Title

Hart's Onion: The Peeling Away of Legal Authority

Document Type

Article

Publication Date

2006

Abstract

Hannah Arendt declared that authority has vanished from the modern world. Practically as well as theoretically, we are no longer in a position to know what authority really is. It is a provocative and paradoxical claim. If authority has vanished and we no longer understand what it even is, then how could Arendt be in a position to know that this is so? And how could the rest of us even make sense of what she is asserting, much less make up our minds about whether her assertion is true?

This article approaches these questions by reflecting on an argument that H. L. A. Hart famously made against the jurisprudence of John Austin. Austin had explained law in terms of commands backed by sanctions. Though Hart criticized Austin's account on various grounds, his most decisive objection considered the case of a gunman who demands money from a victim; Hart suggested that even if the subjects of orders backed by sanctions have good reason to comply with those orders, the command-sanction scenario still does not present us with obligation - or with authority.

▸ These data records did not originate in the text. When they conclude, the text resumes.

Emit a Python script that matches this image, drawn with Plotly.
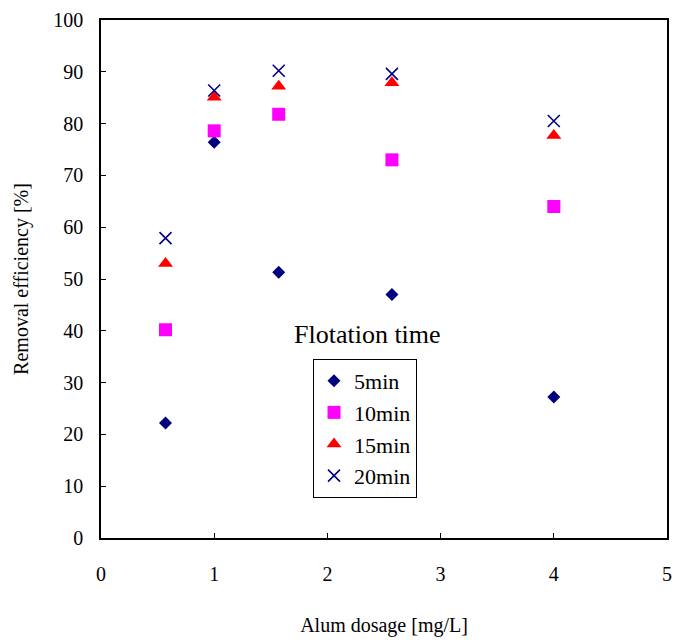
import plotly.graph_objects as go

dosage = [0.57, 1.0, 1.57, 2.57, 4.0]
eff_5min = [22.2, 76.4, 51.3, 47.0, 27.2]
eff_10min = [40.2, 78.6, 81.8, 73.0, 64.0]
eff_15min = [53.0, 85.1, 87.2, 87.9, 77.7]
eff_20min = [57.9, 86.4, 90.2, 89.6, 80.5]
series_names = ["5min", "10min", "15min", "20min"]

FF = "Liberation Serif"

fig = go.Figure()
styles = [
    dict(symbol="diamond", color="#000080", size=10),
    dict(symbol="square", color="#FF00FF", size=13),
    dict(symbol="triangle-up", color="#FF0000", size=13),
    dict(symbol="x-thin", color="#000080", size=12),
]
for name, ys, st in zip(series_names, [eff_5min, eff_10min, eff_15min, eff_20min], styles):
    marker = dict(symbol=st["symbol"], color=st["color"], size=st["size"])
    if st["symbol"] == "x-thin":
        marker["line"] = dict(color=st["color"], width=1.6)
    else:
        marker["line"] = dict(width=0)
    fig.add_trace(go.Scatter(x=dosage, y=ys, mode="markers", name=name, marker=marker))

fig.update_layout(
    width=676, height=643,
    margin=dict(l=101, r=9, t=20, b=105),
    paper_bgcolor="white", plot_bgcolor="white",
    font=dict(family=FF, size=20, color="black"),
    showlegend=True,
    legend=dict(
        x=0.3746, y=0.3456, xanchor="left", yanchor="top",
        bordercolor="black", borderwidth=1, bgcolor="white",
        font=dict(size=22, family=FF, color="black"),
        itemwidth=30, tracegroupgap=0,
    ),
    annotations=[dict(
        text="Flotation time", x=0.47, y=0.392, xref="paper", yref="paper",
        xanchor="center", yanchor="middle", showarrow=False,
        font=dict(size=26, family=FF, color="black"),
    )],
)
fig.update_xaxes(
    range=[0, 5], dtick=1, tick0=0, showgrid=False, zeroline=False,
    showline=True, linecolor="black", linewidth=1.5, mirror=True,
    ticks="inside", ticklen=5, tickcolor="black",
    ticklabelstandoff=17, automargin=False,
    title=dict(text="Alum dosage [mg/L]", standoff=34, font=dict(family=FF, size=20, color="black")),
    tickfont=dict(size=20, family=FF, color="black"),
)
fig.update_yaxes(
    range=[0, 100], dtick=10, tick0=0, showgrid=False, zeroline=False,
    showline=True, linecolor="black", linewidth=1.5, mirror=True,
    ticks="inside", ticklen=5, tickcolor="black",
    ticklabelstandoff=12, automargin=False,
    title=dict(text="Removal efficiency [%]", standoff=19, font=dict(family=FF, size=20, color="black")),
    tickfont=dict(size=20, family=FF, color="black"),
)
fig.write_html("out.html")
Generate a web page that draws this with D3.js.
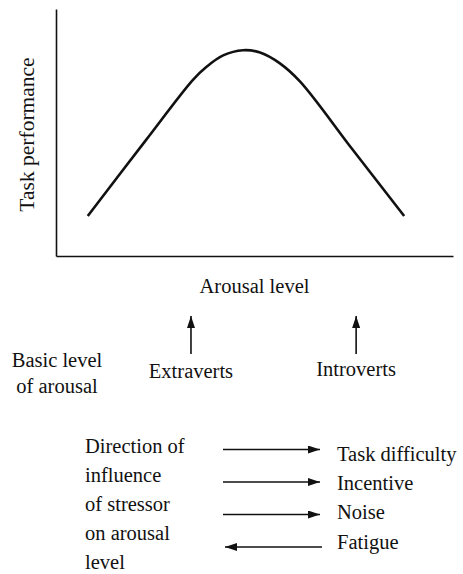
<!DOCTYPE html>
<html>
<head>
<meta charset="utf-8">
<script src="https://cdn.jsdelivr.net/npm/d3@7"></script>
<style>
  html, body { margin: 0; padding: 0; background: #fff; }
  svg { display: block; }
</style>
</head>
<body>
<svg id="chart" width="463" height="574"></svg>
<script>
// Inverted-U relation between arousal and task performance (abstract 0–100 units)
const arousal     = [8, 22.7, 34.5, 38, 42.1, 47.1, 51.4, 56.4, 61.5, 74.6, 87.7];
const performance = [16.2, 47, 71.3, 76.7, 81.2, 83.3, 82.4, 78, 70.6, 43.3, 16.2];

// Basic arousal level of each personality group, on the same arousal axis
const groups      = ["Extraverts", "Introverts"];
const groupLevels = [34, 75.6];

// Stressors and the direction in which they push arousal (+1 up, -1 down)
const stressors  = ["Task difficulty", "Incentive", "Noise", "Fatigue"];
const directions = [1, 1, 1, -1];

const leftCaption   = ["Basic level", "of arousal"];
const stressCaption = ["Direction of", "influence", "of stressor", "on arousal", "level"];

const FONT = "'Liberation Serif'";
const FS = 20.5;
const INK = "#111";

const svg = d3.select("#chart");

const x = d3.scaleLinear().domain([0, 100]).range([56, 453]);
const y = d3.scaleLinear().domain([0, 100]).range([256, 9]);

// arrowhead marker
svg.append("defs").append("marker")
  .attr("id", "head")
  .attr("viewBox", "0 0 12 8")
  .attr("refX", 12).attr("refY", 4)
  .attr("markerUnits", "userSpaceOnUse")
  .attr("markerWidth", 12).attr("markerHeight", 8)
  .attr("orient", "auto")
  .append("path").attr("d", "M0,0 L12,4 L0,8 Z").attr("fill", INK);

// axes: plain lines, no ticks
const yAxis = svg.append("g").attr("transform", `translate(${x(0)},0)`)
  .call(d3.axisLeft(y).tickValues([]).tickSizeOuter(0));
const xAxis = svg.append("g").attr("transform", `translate(0,${y(0)})`)
  .call(d3.axisBottom(x).tickValues([]).tickSizeOuter(0));
[yAxis, xAxis].forEach(g => g.select(".domain").attr("stroke", INK).attr("stroke-width", 1.6));

// performance curve
const pts = arousal.map((a, i) => [a, performance[i]]);
svg.append("path")
  .datum(pts)
  .attr("fill", "none")
  .attr("stroke", INK)
  .attr("stroke-width", 2.6)
  .attr("d", d3.line().x(d => x(d[0])).y(d => y(d[1])).curve(d3.curveCatmullRom.alpha(0.5)));

function label(sel, size) {
  return sel.style("font-family", FONT).style("font-size", size + "px").attr("fill", INK);
}

// axis titles
label(svg.append("text"), 21.5)
  .attr("transform", `translate(34,${(y(0) + y(100)) / 2 + 2}) rotate(-90)`)
  .attr("text-anchor", "middle")
  .text("Task performance");

label(svg.append("text"), FS)
  .attr("x", (x(0) + x(100)) / 2)
  .attr("y", 293)
  .attr("text-anchor", "middle")
  .text("Arousal level");

// basic arousal level of each group
label(svg.append("text"), FS)
  .attr("text-anchor", "middle")
  .selectAll("tspan").data(leftCaption).join("tspan")
  .attr("x", 57)
  .attr("y", (d, i) => 367 + i * 26)
  .text(d => d);

svg.selectAll(".grp-arrow").data(groupLevels).join("line")
  .attr("class", "grp-arrow")
  .attr("x1", d => x(d)).attr("x2", d => x(d))
  .attr("y1", 354).attr("y2", 316)
  .attr("stroke", INK).attr("stroke-width", 1.6)
  .attr("marker-end", "url(#head)");

label(svg.selectAll(".grp-label").data(groups).join("text"), FS)
  .attr("class", "grp-label")
  .attr("x", (d, i) => x(groupLevels[i]))
  .attr("y", (d, i) => 378 - i * 2)
  .attr("text-anchor", "middle")
  .text(d => d);

// stressor direction block
label(svg.append("text"), FS)
  .selectAll("tspan").data(stressCaption).join("tspan")
  .attr("x", 85)
  .attr("y", (d, i) => 453 + i * 29)
  .text(d => d);

const rowY = (i) => 449.5 + i * 32.5;
svg.selectAll(".str-arrow").data(directions).join("line")
  .attr("class", "str-arrow")
  .attr("x1", d => d > 0 ? 223 : 322)
  .attr("x2", d => d > 0 ? 320 : 225)
  .attr("y1", (d, i) => rowY(i)).attr("y2", (d, i) => rowY(i))
  .attr("stroke", INK).attr("stroke-width", 1.6)
  .attr("marker-end", "url(#head)");

label(svg.selectAll(".str-label").data(stressors).join("text"), FS)
  .attr("class", "str-label")
  .attr("x", 337)
  .attr("y", (d, i) => 461 + i * 29.2)
  .text(d => d);
</script>
</body>
</html>
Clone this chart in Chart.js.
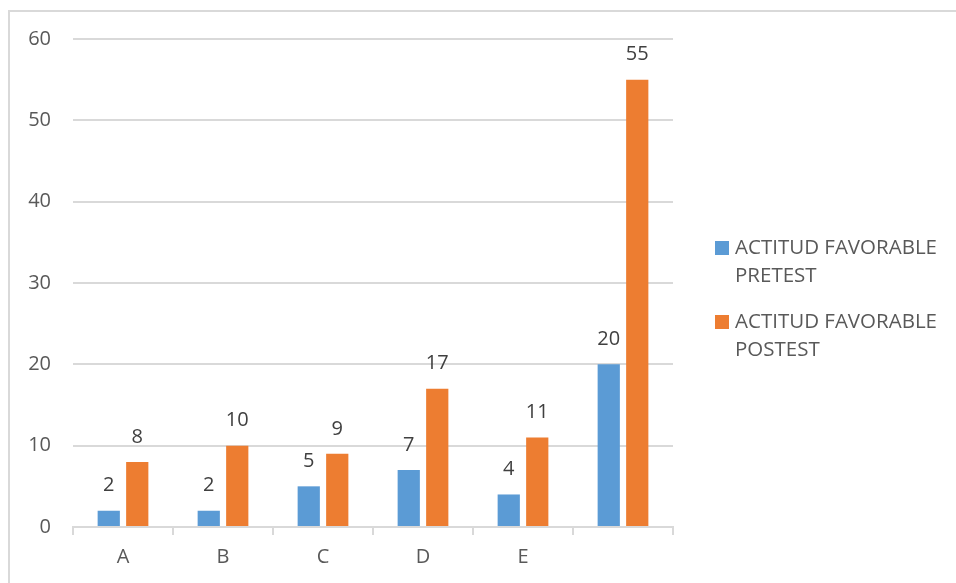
<!DOCTYPE html>
<html>
<head>
<meta charset="utf-8">
<script src="https://cdn.jsdelivr.net/npm/chart.js@4/dist/chart.umd.min.js"></script>
<style>
  html, body { margin: 0; padding: 0; background: #fff; }
  #wrap { position: relative; width: 956px; height: 583px; overflow: hidden; }
  #frame { position: absolute; left: 8px; top: 10px; width: 980px; height: 600px; border: 2px solid #d9d9d9; box-sizing: border-box; }
  canvas { position: absolute; left: 0; top: 0; }
</style>
</head>
<body>
<div id="wrap">
  <div id="frame"></div>
  <canvas id="chart" width="956" height="583"></canvas>
</div>
<script>
const categories = ['A', 'B', 'C', 'D', 'E', ''];
const pretest = [2, 2, 5, 7, 4, 20];
const postest = [8, 10, 9, 17, 11, 55];
const seriesNames = [['ACTITUD FAVORABLE', 'PRETEST'], ['ACTITUD FAVORABLE', 'POSTEST']];
const yMax = 60;
const yStep = 10;

const FONT = '"Open Sans", sans-serif';
const colors = ['#5B9BD5', '#ED7D31'];

// etiquetas de valor encima de cada barra
const valueLabels = {
  id: 'valueLabels',
  afterDatasetsDraw(chart) {
    const ctx = chart.ctx;
    ctx.save();
    ctx.font = '20px ' + FONT;
    ctx.fillStyle = '#404040';
    ctx.textAlign = 'center';
    ctx.textBaseline = 'middle';
    chart.data.datasets.forEach((ds, i) => {
      chart.getDatasetMeta(i).data.forEach((bar, j) => {
        ctx.fillText(ds.data[j], bar.x, bar.y - 25);
      });
    });
    ctx.restore();
  }
};

// leyenda a la derecha con texto en dos líneas
const sideLegend = {
  id: 'sideLegend',
  afterDraw(chart) {
    const ctx = chart.ctx;
    ctx.save();
    ctx.font = '20.5px ' + FONT;
    ctx.textAlign = 'left';
    ctx.textBaseline = 'middle';
    const tops = [248, 322];
    seriesNames.forEach((lines, i) => {
      ctx.fillStyle = colors[i];
      ctx.fillRect(715, tops[i] - 7, 14, 14);
      ctx.fillStyle = '#595959';
      lines.forEach((t, k) => ctx.fillText(t, 735, tops[i] + k * 28));
    });
    ctx.restore();
  }
};

new Chart(document.getElementById('chart'), {
  type: 'bar',
  data: {
    labels: categories,
    datasets: [
      { label: seriesNames[0].join(' '), data: pretest, backgroundColor: colors[0], categoryPercentage: 0.57, barPercentage: 0.78 },
      { label: seriesNames[1].join(' '), data: postest, backgroundColor: colors[1], categoryPercentage: 0.57, barPercentage: 0.78 }
    ]
  },
  options: {
    responsive: false,
    animation: false,
    layout: { padding: { left: 0, right: 283, top: 39, bottom: 0 } },
    plugins: { legend: { display: false }, tooltip: { enabled: false } },
    scales: {
      x: {
        grid: { display: true, drawOnChartArea: false, color: '#d9d9d9', lineWidth: 2, tickLength: 8, offset: true },
        border: { color: '#d9d9d9', width: 2 },
        ticks: { color: '#595959', font: { family: FONT, size: 20 }, padding: 10 },
        afterFit(axis) { axis.height = 56; }
      },
      y: {
        min: 0,
        max: yMax,
        ticks: { stepSize: yStep, color: '#595959', font: { family: FONT, size: 20 }, padding: 22 },
        grid: { color: '#d9d9d9', lineWidth: 2, drawTicks: false },
        border: { display: false },
        afterFit(axis) { axis.width = 73; }
      }
    }
  },
  plugins: [valueLabels, sideLegend]
});
</script>
</body>
</html>
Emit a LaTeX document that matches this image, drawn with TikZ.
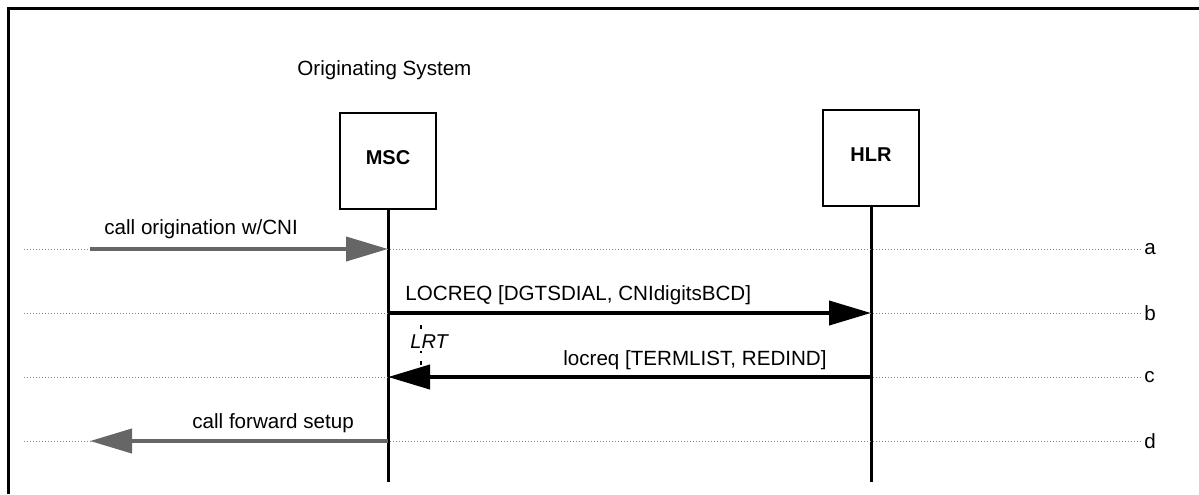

This article argues that Hart was right, and that his argument applies to much more than command-sanction accounts of authority. Part I suggests that Hart was making what can be viewed as a conceptual or ontological objection that is importantly different from more familiar factual or theoretical objections to accounts of authority. Part II argues that this same kind of conceptual or ontological objection can be made against other familiar accounts of authority as well. Part III proposes that the intellectual framework in which they operate virtually compels modern theorists, even as they attempt to explain authority, to instead explain authority away. The Conclusion asks whether there is anything in this loss of authority that we need to lament.